No parágrafo 28 da ata, o BC deixa claro o incômodo com o nível atual do Índice de Preços ao Consumidor Amplo (IPCA), que teima em não ceder apesar dos cortes de tributos promovidos pelo Ministério da Fazenda. A instituição explica que a maioria dos preços está em alta e que essa pressão tem sido intensificada por alguns fatores pontuais no segmento de transportes — uma referência à reversão do desconto do Imposto sobre Produtos Industrializados (IPI) para veículos e elevações de tarifas de transporte público. “Embora essa dinâmica desfavorável possa não representar um fenômeno temporário, mas uma eventual acomodação da inflação em patamar mais elevado, o Comitê pondera que incertezas remanescentes cercam o cenário prospectivo e recomendam que a política monetária deva ser administrada com cautela”, diz o texto.

Riscos

Apesar de todos os alertas, a autoridade monetária mostrou um otimismo em outros trechos do documento. “O grau de persistência das atuais pressões inflacionárias não parece claro para o BC”, avaliou Ilan Goldfajn, economista-chefe do Itaú Unibanco. Ele explicou que a instituição menciona a redução dos preços das commodities (produtos básicos com cotação internacional) como fator que pode aliviar o custo de vida. Além disso, fala de moderação na “dinâmica dos preços de certos ativos reais e financeiros” — uma referência à manutenção do dólar ao redor de R$ 2. “Em nossa avaliação, o Copom está propenso a elevar os juros se a inflação continuar pressionada, o que parece o cenário mais provável”, disse Goldfajn. “Mas caso haja alívio a curto prazo, o aperto monetário poderá inclusive não ocorrer”, afirmou.

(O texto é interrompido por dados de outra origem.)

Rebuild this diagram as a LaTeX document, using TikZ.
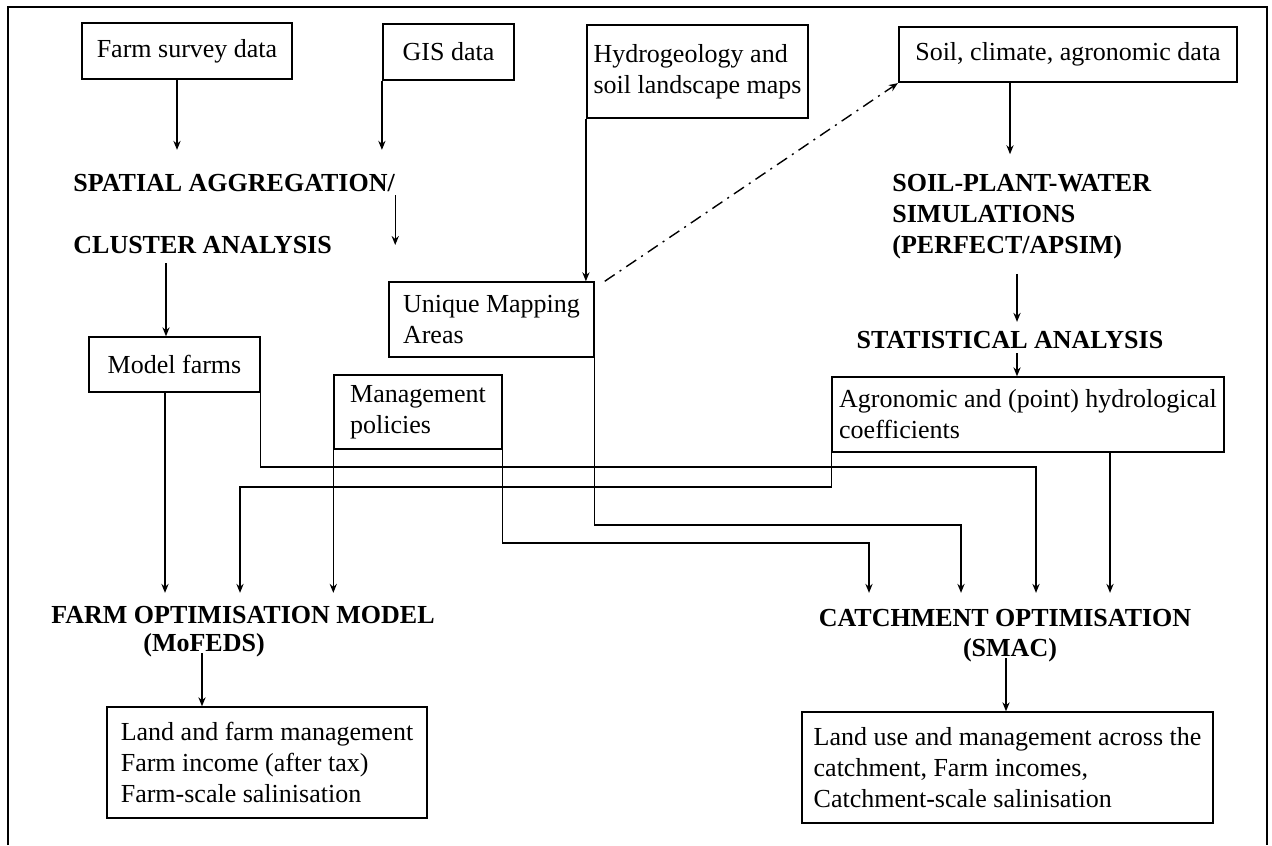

Tamanha é a preocupação do BC com a carestia que a diretoria da casa inseriu um parágrafo na ata mencionando os problemas que uma alta de preços disseminada e persistente provoca na economia. No trecho, a autoridade monetária faz uma apelo velado à memória do brasileiro que viveu o período da hiperinflação, antes da estabilização obtida com o Plano Real. “O Copom ressalta que a evidência internacional, no que é ratificada pela experiência brasileira, indica que taxas de inflação elevadas geram distorções que levam a aumentos dos riscos e deprimem os investimentos”, destacou o BC.

Uma ala do governo combate a elevação de juros com o argumento de que a redução das taxas impulsionou o uso do crédito e o consumo no país. A avaliação é que mesmo com a carestia próxima do teto da meta, o custo de vida está sob controle e as altas de preços não vão descambar em uma superinflação, como no passado. Para esses técnicos, as desonerações da cesta básica, da energia, e outras medidas vão ajudar a conter os índices.

Para analistas do mercado financeiro e ex-integrantes do governo, é preciso cautela nessa estratégia. “As medidas tributárias afetam os preços a curto prazo, mas não mudam a tendência de inflação. Em algumas situações, elas podem até mesmo gerar mais demanda e, a médio e longo prazo, criar mais inflação”, argumentou Mauro Schneider, economista-chefe da corretora CGD Securities. Ele admitiu que a redução dos juros foi positiva, mas ponderou que a Selic está abaixo do ponto de equilíbrio que permitiria ao país crescer sem elevar a carestia.

Cesta básica ainda sobe
Mesmo com a desoneração da cesta básica, os itens de primeira necessidade ficaram 0,55% mais caros nesta semana, em São Paulo, em relação à semana passada. Segundo pesquisa do Procon-SP e do Departamento Intersindical de Estatísticas (Dieese), o preço médio da cesta passou de R$ 384,58 para R$ 386,71. Com alta de 0,67%, alimentação foi o que mais subiu.